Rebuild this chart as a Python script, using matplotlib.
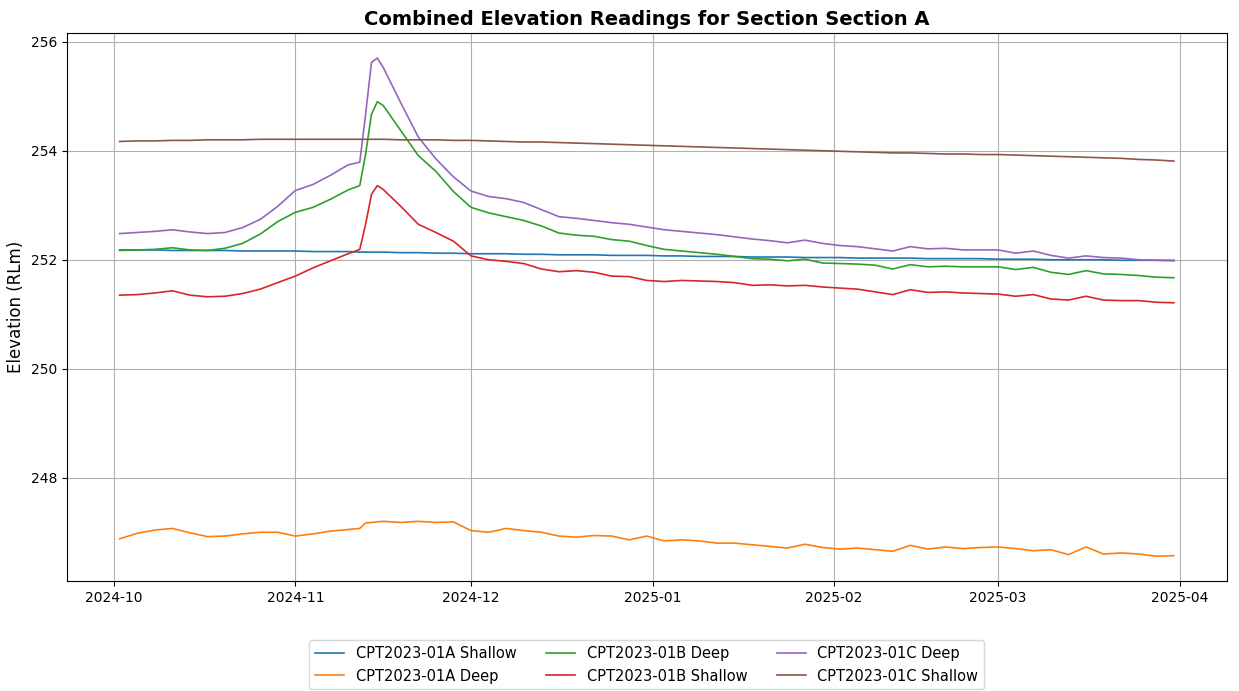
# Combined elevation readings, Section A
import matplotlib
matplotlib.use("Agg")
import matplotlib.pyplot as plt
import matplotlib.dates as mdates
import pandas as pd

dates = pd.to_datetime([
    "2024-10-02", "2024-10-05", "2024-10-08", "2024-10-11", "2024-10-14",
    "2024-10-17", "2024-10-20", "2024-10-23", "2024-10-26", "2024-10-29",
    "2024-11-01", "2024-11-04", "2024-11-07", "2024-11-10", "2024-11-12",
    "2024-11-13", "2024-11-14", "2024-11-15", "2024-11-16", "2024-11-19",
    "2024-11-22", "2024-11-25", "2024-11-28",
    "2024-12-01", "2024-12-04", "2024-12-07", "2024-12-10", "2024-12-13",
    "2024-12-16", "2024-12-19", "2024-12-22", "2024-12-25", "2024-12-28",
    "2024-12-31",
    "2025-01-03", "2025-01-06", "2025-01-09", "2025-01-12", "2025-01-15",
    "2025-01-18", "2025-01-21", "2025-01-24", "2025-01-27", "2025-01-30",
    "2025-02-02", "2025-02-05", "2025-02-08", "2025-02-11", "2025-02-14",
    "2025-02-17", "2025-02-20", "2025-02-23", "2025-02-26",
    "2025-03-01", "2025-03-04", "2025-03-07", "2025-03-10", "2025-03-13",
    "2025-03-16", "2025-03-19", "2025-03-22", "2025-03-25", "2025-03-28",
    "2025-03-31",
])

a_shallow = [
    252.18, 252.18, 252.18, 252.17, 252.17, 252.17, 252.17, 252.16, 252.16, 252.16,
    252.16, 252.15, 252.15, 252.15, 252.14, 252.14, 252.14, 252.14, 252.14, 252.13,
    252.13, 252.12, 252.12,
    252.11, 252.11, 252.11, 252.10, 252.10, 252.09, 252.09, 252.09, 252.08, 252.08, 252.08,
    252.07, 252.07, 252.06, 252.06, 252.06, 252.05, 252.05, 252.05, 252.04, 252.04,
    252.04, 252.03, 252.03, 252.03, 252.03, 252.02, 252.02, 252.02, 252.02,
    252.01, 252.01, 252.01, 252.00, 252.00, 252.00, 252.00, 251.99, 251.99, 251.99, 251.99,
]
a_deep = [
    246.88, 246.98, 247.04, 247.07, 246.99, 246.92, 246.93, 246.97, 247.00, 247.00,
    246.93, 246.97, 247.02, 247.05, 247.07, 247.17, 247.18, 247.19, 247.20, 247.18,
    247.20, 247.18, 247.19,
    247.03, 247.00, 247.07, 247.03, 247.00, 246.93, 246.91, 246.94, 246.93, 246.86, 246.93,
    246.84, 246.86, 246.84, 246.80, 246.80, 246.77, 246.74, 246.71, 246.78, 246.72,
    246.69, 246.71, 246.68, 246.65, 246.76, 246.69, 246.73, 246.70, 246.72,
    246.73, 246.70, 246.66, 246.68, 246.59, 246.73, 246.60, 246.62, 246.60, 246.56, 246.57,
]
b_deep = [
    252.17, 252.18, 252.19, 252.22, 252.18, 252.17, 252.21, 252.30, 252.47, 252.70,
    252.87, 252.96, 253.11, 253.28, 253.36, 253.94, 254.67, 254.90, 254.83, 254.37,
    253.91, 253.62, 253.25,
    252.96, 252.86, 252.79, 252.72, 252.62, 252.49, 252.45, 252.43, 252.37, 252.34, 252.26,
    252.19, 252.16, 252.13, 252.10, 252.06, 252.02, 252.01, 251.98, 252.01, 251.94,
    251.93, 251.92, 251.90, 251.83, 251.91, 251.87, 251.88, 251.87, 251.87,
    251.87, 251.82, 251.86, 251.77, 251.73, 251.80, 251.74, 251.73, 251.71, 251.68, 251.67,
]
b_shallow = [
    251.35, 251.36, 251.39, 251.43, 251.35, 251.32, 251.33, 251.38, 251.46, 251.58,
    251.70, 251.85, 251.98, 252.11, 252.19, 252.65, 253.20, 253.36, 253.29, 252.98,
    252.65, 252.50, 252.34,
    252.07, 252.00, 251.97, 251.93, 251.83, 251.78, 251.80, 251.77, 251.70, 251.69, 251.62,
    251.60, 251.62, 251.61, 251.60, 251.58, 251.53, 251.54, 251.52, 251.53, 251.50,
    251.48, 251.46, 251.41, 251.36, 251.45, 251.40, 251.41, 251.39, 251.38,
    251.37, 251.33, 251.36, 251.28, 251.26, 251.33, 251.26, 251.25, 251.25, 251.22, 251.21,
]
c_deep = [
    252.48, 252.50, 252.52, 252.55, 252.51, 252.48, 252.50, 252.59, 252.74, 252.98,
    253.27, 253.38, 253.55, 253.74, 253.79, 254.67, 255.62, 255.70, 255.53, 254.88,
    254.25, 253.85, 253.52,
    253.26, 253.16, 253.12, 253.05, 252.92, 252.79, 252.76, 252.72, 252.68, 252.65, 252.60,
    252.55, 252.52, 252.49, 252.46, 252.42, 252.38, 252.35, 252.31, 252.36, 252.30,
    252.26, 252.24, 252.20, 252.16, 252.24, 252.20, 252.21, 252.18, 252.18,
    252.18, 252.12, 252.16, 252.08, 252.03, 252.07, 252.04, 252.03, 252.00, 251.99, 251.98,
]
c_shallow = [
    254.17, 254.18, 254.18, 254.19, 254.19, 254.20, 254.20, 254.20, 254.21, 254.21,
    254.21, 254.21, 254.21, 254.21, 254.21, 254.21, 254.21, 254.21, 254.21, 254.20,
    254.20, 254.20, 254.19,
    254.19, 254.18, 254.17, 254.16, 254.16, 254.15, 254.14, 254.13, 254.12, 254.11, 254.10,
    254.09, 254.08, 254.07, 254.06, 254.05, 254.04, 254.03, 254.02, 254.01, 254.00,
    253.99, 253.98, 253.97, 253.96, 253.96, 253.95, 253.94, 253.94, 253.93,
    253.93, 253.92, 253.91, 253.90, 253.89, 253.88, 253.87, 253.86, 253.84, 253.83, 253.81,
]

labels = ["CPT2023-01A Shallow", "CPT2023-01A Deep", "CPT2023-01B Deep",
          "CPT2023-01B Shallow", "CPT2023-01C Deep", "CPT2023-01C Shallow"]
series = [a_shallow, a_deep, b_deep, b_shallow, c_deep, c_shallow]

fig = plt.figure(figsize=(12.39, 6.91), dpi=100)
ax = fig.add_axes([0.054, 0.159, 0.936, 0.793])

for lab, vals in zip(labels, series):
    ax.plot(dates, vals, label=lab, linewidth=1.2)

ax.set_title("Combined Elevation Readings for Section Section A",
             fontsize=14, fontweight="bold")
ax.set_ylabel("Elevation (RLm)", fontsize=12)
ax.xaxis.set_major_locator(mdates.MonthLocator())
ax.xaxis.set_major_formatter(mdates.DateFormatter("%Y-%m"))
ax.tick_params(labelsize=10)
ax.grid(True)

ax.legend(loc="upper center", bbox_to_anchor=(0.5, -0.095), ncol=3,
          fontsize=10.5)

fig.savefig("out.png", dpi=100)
━━━━━━━━━━━━━━━━━━━━━━━━━━━━━━
> Problem statement
Give again exactly the lines running from the beginning of the material above through the line that contains "import pandas as pd", and leave out every picture.

> The result
Rebuild this chart as a Python script, using matplotlib.
# Combined elevation readings, Section A
import matplotlib
matplotlib.use("Agg")
import matplotlib.pyplot as plt
import matplotlib.dates as mdates
import pandas as pd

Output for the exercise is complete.